Am 30. Juni 1925 wäre Eberts Amtszeit abgelaufen. Nach seinem Tod kam es am 29. März 1925 zu der von der Verfassung vorgesehenen ersten Direktwahl eines Reichspräsidenten durch das deutsche Volk.
Am Ende des ersten Wahlgangs stand der von der DNVP unterstützte Duisburger Oberbürgermeister und ehemalige Reichsinnenminister Karl Jarres mit 38,8 Prozent vorn. Auf Platz zwei kam Otto Braun, SPD, mit 29 Prozent und Wilhelm Marx vom katholischen Zentrum mit 14,5 Prozent.
Da keiner der Kandidaten die im ersten Wahlgang erforderliche absolute Mehrheit erreichte, kam es am 26. April 1925 zur Stichwahl. SPD, das Zentrum und die Deutsche Demokratische Partei verständigten sich nun auf Wilhelm Marx als gemeinsamen Kandidaten. Die Rechtsparteien landeten einen echten Coup, indem sie von der Wiederaufstellung ihres bisherigen Bewerbers absahen und einen Volkshelden aus dem Ersten Weltkrieg nominierten: Paul von Hindenburg.
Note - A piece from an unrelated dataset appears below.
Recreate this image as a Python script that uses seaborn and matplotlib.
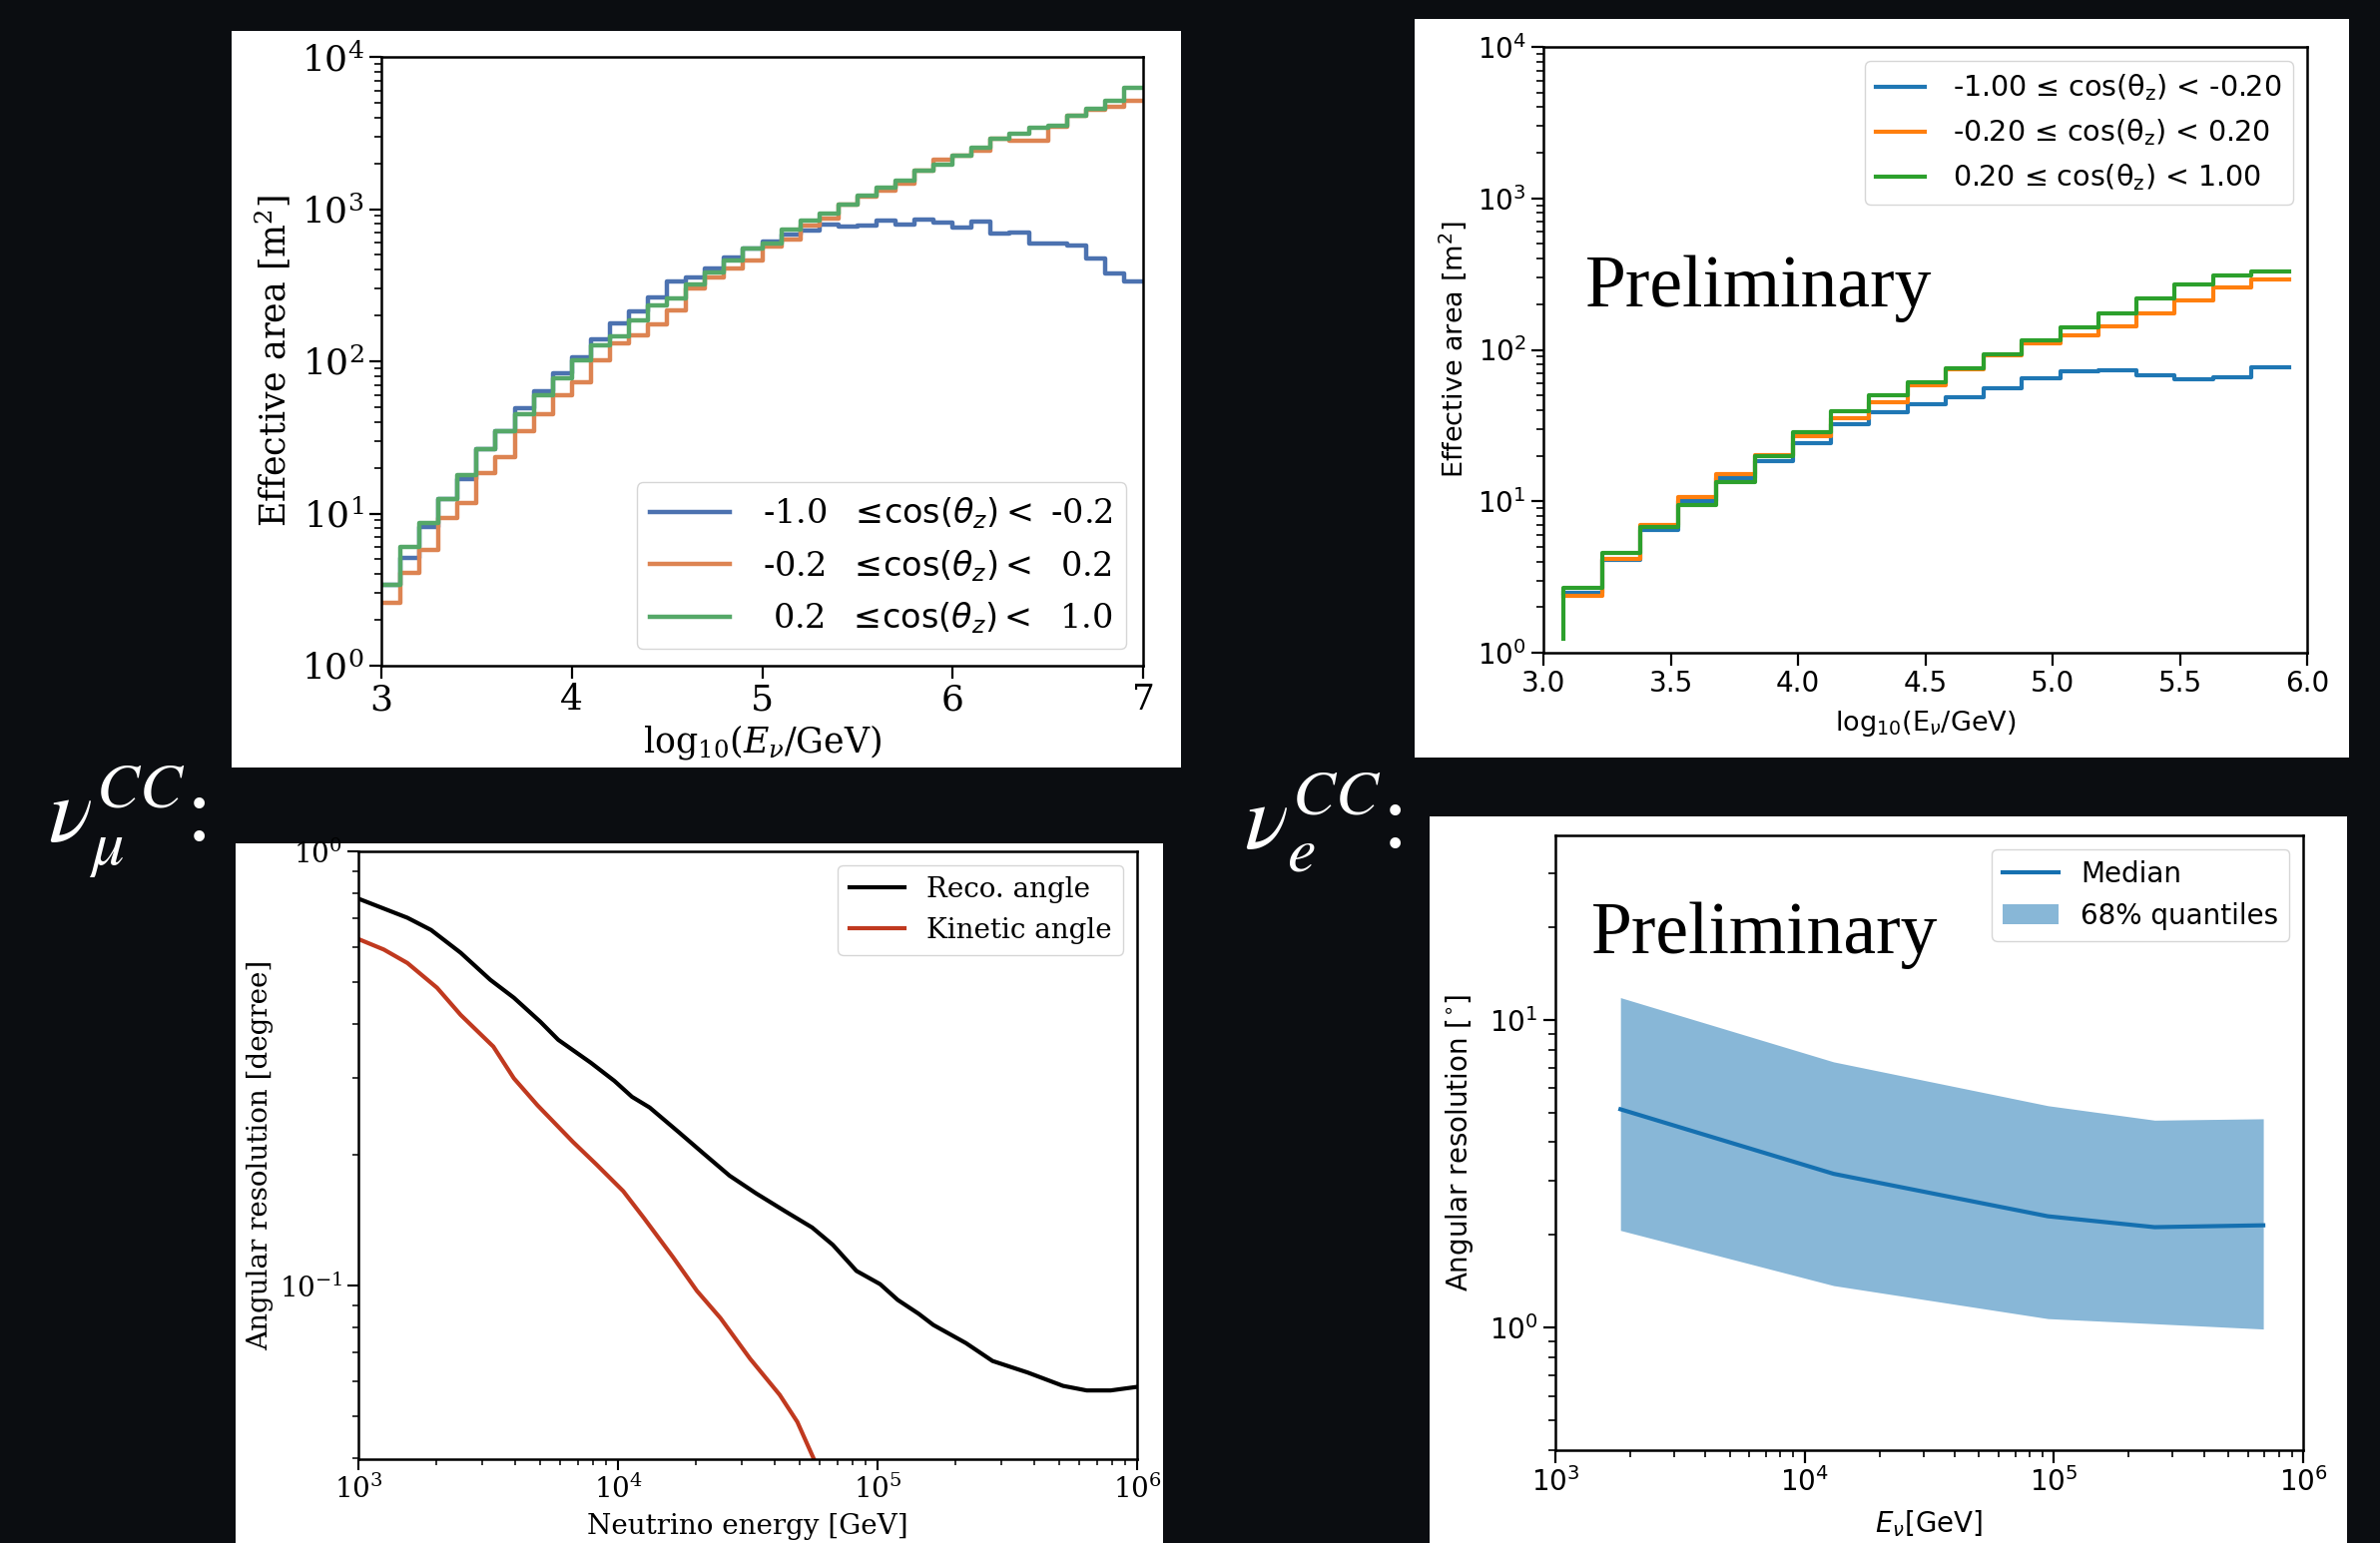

Der sechsundsiebzigjährige ehemalige Generalfeldmarschall, Kandidat des „Reichsblocks“, besiegte heute vor genau 100 Jahren Wilhelm Marx, den Bewerber des republikanischen „Volksblocks“, mit einem Stimmenanteil von 48,3 Prozent; Marx kam auf 45,3 Prozent.
Die bange Frage im In- und Ausland lautete: Was würde die Wahl eines erklärten Monarchisten für die junge Demokratie bedeuten? Würde das republikanische Experiment nach gerade einmal sechs Jahren bereits wieder scheitern?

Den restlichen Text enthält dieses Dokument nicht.